-- Start Dataset content --

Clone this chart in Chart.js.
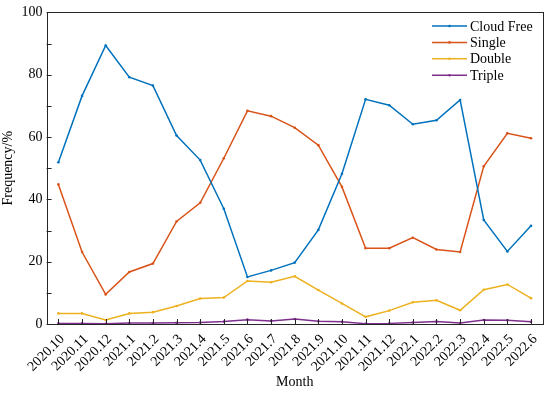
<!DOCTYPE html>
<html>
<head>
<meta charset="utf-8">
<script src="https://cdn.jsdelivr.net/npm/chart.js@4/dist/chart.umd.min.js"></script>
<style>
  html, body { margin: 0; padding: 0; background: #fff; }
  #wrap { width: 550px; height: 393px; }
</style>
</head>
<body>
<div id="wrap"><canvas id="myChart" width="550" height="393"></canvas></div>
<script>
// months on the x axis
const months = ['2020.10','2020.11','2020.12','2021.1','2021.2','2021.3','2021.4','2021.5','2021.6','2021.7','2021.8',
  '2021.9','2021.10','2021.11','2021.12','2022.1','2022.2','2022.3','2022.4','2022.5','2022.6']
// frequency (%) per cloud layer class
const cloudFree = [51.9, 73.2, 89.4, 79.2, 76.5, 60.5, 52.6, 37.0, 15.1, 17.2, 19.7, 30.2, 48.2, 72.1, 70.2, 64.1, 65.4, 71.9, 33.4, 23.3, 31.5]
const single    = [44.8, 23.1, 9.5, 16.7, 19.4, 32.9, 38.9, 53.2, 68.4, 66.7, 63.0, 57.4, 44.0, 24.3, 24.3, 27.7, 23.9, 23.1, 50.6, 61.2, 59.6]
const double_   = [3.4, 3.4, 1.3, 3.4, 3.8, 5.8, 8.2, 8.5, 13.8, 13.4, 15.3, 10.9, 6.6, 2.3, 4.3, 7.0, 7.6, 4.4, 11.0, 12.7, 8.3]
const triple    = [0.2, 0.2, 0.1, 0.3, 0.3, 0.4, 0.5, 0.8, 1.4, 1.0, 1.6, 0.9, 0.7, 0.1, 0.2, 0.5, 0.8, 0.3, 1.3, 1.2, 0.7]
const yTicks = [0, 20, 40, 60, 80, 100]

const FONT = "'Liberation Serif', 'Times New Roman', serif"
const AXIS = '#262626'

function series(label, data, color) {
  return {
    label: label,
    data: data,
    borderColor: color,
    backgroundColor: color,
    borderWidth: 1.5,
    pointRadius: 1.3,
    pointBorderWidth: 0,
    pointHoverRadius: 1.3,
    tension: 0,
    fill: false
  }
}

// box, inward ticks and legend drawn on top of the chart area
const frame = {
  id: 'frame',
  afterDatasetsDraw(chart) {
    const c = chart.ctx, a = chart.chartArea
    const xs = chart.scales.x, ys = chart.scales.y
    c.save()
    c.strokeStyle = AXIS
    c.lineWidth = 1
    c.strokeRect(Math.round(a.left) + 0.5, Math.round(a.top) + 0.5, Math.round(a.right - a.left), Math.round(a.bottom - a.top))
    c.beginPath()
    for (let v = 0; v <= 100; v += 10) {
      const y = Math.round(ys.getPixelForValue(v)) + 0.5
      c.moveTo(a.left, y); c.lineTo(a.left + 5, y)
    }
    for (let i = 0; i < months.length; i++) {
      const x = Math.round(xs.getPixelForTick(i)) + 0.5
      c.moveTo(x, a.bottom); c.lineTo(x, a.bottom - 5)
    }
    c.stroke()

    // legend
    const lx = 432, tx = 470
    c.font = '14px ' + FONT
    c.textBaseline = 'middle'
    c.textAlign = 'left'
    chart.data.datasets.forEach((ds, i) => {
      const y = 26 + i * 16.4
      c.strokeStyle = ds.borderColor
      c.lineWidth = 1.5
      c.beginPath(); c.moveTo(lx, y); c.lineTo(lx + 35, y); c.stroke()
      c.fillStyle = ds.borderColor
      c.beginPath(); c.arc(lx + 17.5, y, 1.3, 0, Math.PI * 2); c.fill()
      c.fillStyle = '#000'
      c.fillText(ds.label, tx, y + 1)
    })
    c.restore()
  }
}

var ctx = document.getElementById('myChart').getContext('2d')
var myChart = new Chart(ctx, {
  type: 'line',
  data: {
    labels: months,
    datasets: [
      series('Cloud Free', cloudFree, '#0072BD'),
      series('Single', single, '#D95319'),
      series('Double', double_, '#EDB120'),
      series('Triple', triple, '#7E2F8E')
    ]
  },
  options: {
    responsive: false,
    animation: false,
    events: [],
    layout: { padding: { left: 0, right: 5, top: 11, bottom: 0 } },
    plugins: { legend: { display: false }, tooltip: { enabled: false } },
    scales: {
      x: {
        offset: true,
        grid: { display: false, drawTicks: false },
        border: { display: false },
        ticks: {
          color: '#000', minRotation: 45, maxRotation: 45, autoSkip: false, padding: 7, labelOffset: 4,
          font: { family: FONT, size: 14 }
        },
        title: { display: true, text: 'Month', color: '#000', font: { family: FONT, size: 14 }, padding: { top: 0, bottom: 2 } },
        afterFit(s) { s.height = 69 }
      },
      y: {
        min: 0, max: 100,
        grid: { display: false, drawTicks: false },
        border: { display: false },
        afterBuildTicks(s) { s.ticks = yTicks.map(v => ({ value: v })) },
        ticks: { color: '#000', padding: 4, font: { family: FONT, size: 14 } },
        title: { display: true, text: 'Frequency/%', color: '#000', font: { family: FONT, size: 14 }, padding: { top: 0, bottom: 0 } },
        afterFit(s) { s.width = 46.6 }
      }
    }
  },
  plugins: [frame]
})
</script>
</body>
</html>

-- End Dataset content --

- _Stated exercise_:
Retype the whole listing, keeping every line identical and omitting all pictures.

- _Expected output_:
Clone this chart in Chart.js.
<!DOCTYPE html>
<html>
<head>
<meta charset="utf-8">
<script src="https://cdn.jsdelivr.net/npm/chart.js@4/dist/chart.umd.min.js"></script>
<style>
  html, body { margin: 0; padding: 0; background: #fff; }
  #wrap { width: 550px; height: 393px; }
</style>
</head>
<body>
<div id="wrap"><canvas id="myChart" width="550" height="393"></canvas></div>
<script>
// months on the x axis
const months = ['2020.10','2020.11','2020.12','2021.1','2021.2','2021.3','2021.4','2021.5','2021.6','2021.7','2021.8',
  '2021.9','2021.10','2021.11','2021.12','2022.1','2022.2','2022.3','2022.4','2022.5','2022.6']
// frequency (%) per cloud layer class
const cloudFree = [51.9, 73.2, 89.4, 79.2, 76.5, 60.5, 52.6, 37.0, 15.1, 17.2, 19.7, 30.2, 48.2, 72.1, 70.2, 64.1, 65.4, 71.9, 33.4, 23.3, 31.5]
const single    = [44.8, 23.1, 9.5, 16.7, 19.4, 32.9, 38.9, 53.2, 68.4, 66.7, 63.0, 57.4, 44.0, 24.3, 24.3, 27.7, 23.9, 23.1, 50.6, 61.2, 59.6]
const double_   = [3.4, 3.4, 1.3, 3.4, 3.8, 5.8, 8.2, 8.5, 13.8, 13.4, 15.3, 10.9, 6.6, 2.3, 4.3, 7.0, 7.6, 4.4, 11.0, 12.7, 8.3]
const triple    = [0.2, 0.2, 0.1, 0.3, 0.3, 0.4, 0.5, 0.8, 1.4, 1.0, 1.6, 0.9, 0.7, 0.1, 0.2, 0.5, 0.8, 0.3, 1.3, 1.2, 0.7]
const yTicks = [0, 20, 40, 60, 80, 100]

const FONT = "'Liberation Serif', 'Times New Roman', serif"
const AXIS = '#262626'

function series(label, data, color) {
  return {
    label: label,
    data: data,
    borderColor: color,
    backgroundColor: color,
    borderWidth: 1.5,
    pointRadius: 1.3,
    pointBorderWidth: 0,
    pointHoverRadius: 1.3,
    tension: 0,
    fill: false
  }
}

// box, inward ticks and legend drawn on top of the chart area
const frame = {
  id: 'frame',
  afterDatasetsDraw(chart) {
    const c = chart.ctx, a = chart.chartArea
    const xs = chart.scales.x, ys = chart.scales.y
    c.save()
    c.strokeStyle = AXIS
    c.lineWidth = 1
    c.strokeRect(Math.round(a.left) + 0.5, Math.round(a.top) + 0.5, Math.round(a.right - a.left), Math.round(a.bottom - a.top))
    c.beginPath()
    for (let v = 0; v <= 100; v += 10) {
      const y = Math.round(ys.getPixelForValue(v)) + 0.5
      c.moveTo(a.left, y); c.lineTo(a.left + 5, y)
    }
    for (let i = 0; i < months.length; i++) {
      const x = Math.round(xs.getPixelForTick(i)) + 0.5
      c.moveTo(x, a.bottom); c.lineTo(x, a.bottom - 5)
    }
    c.stroke()

    // legend
    const lx = 432, tx = 470
    c.font = '14px ' + FONT
    c.textBaseline = 'middle'
    c.textAlign = 'left'
    chart.data.datasets.forEach((ds, i) => {
      const y = 26 + i * 16.4
      c.strokeStyle = ds.borderColor
      c.lineWidth = 1.5
      c.beginPath(); c.moveTo(lx, y); c.lineTo(lx + 35, y); c.stroke()
      c.fillStyle = ds.borderColor
      c.beginPath(); c.arc(lx + 17.5, y, 1.3, 0, Math.PI * 2); c.fill()
      c.fillStyle = '#000'
      c.fillText(ds.label, tx, y + 1)
    })
    c.restore()
  }
}

var ctx = document.getElementById('myChart').getContext('2d')
var myChart = new Chart(ctx, {
  type: 'line',
  data: {
    labels: months,
    datasets: [
      series('Cloud Free', cloudFree, '#0072BD'),
      series('Single', single, '#D95319'),
      series('Double', double_, '#EDB120'),
      series('Triple', triple, '#7E2F8E')
    ]
  },
  options: {
    responsive: false,
    animation: false,
    events: [],
    layout: { padding: { left: 0, right: 5, top: 11, bottom: 0 } },
    plugins: { legend: { display: false }, tooltip: { enabled: false } },
    scales: {
      x: {
        offset: true,
        grid: { display: false, drawTicks: false },
        border: { display: false },
        ticks: {
          color: '#000', minRotation: 45, maxRotation: 45, autoSkip: false, padding: 7, labelOffset: 4,
          font: { family: FONT, size: 14 }
        },
        title: { display: true, text: 'Month', color: '#000', font: { family: FONT, size: 14 }, padding: { top: 0, bottom: 2 } },
        afterFit(s) { s.height = 69 }
      },
      y: {
        min: 0, max: 100,
        grid: { display: false, drawTicks: false },
        border: { display: false },
        afterBuildTicks(s) { s.ticks = yTicks.map(v => ({ value: v })) },
        ticks: { color: '#000', padding: 4, font: { family: FONT, size: 14 } },
        title: { display: true, text: 'Frequency/%', color: '#000', font: { family: FONT, size: 14 }, padding: { top: 0, bottom: 0 } },
        afterFit(s) { s.width = 46.6 }
      }
    }
  },
  plugins: [frame]
})
</script>
</body>
</html>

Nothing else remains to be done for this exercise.